Start of Dataset extract
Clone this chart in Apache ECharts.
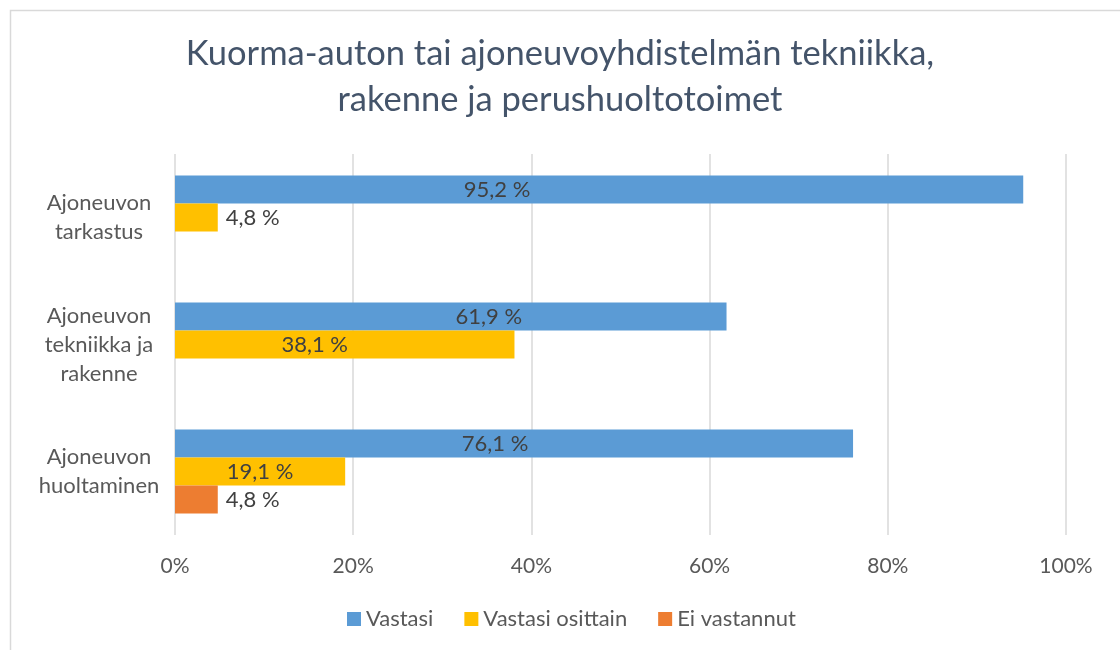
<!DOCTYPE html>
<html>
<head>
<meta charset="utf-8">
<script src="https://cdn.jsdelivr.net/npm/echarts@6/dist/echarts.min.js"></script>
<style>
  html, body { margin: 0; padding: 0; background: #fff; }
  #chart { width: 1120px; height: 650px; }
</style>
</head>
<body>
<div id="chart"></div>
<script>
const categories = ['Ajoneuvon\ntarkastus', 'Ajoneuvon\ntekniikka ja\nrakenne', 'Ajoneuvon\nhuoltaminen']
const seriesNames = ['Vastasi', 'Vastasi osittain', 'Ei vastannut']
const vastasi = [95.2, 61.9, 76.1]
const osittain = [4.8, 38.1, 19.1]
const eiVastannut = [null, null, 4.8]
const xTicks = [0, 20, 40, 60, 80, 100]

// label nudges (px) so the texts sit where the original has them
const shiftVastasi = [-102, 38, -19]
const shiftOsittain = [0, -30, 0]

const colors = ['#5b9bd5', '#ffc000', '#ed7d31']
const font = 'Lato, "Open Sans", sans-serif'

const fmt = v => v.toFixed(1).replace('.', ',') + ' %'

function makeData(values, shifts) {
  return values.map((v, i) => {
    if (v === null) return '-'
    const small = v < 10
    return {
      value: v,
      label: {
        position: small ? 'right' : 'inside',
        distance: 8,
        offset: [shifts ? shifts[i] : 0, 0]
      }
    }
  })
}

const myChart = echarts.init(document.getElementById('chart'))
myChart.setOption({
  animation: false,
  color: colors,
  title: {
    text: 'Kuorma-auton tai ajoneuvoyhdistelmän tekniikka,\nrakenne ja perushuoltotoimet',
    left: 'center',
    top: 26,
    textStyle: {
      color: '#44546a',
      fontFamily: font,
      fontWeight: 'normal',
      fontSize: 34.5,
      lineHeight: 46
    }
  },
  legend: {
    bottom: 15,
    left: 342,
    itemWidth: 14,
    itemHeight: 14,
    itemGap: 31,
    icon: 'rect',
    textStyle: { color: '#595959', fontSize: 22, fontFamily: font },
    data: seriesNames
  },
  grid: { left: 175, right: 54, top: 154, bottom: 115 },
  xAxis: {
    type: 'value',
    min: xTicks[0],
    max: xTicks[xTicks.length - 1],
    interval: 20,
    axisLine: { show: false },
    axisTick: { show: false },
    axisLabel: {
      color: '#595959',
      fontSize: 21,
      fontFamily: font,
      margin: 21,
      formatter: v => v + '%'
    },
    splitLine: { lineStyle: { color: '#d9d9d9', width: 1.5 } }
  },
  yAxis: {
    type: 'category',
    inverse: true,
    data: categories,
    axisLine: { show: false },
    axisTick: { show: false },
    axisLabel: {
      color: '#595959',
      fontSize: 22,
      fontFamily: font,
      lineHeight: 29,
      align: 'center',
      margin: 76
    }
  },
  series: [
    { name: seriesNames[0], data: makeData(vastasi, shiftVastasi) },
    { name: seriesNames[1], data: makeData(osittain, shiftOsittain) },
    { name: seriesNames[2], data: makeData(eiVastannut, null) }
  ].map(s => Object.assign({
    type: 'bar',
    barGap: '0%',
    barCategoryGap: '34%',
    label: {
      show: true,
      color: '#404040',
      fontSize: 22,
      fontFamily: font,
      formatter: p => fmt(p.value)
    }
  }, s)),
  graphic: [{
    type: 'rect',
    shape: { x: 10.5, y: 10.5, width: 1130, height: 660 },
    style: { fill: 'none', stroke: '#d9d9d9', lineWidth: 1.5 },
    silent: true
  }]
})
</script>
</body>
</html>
End of Dataset extract
■ **Directions for this task**: Reproduce the data above word for word from its first line through the line that holds "const fmt = v", both ends included; skip pictures.

■ **Result**:
Clone this chart in Apache ECharts.
<!DOCTYPE html>
<html>
<head>
<meta charset="utf-8">
<script src="https://cdn.jsdelivr.net/npm/echarts@6/dist/echarts.min.js"></script>
<style>
  html, body { margin: 0; padding: 0; background: #fff; }
  #chart { width: 1120px; height: 650px; }
</style>
</head>
<body>
<div id="chart"></div>
<script>
const categories = ['Ajoneuvon\ntarkastus', 'Ajoneuvon\ntekniikka ja\nrakenne', 'Ajoneuvon\nhuoltaminen']
const seriesNames = ['Vastasi', 'Vastasi osittain', 'Ei vastannut']
const vastasi = [95.2, 61.9, 76.1]
const osittain = [4.8, 38.1, 19.1]
const eiVastannut = [null, null, 4.8]
const xTicks = [0, 20, 40, 60, 80, 100]

// label nudges (px) so the texts sit where the original has them
const shiftVastasi = [-102, 38, -19]
const shiftOsittain = [0, -30, 0]

const colors = ['#5b9bd5', '#ffc000', '#ed7d31']
const font = 'Lato, "Open Sans", sans-serif'

const fmt = v => v.toFixed(1).replace('.', ',') + ' %'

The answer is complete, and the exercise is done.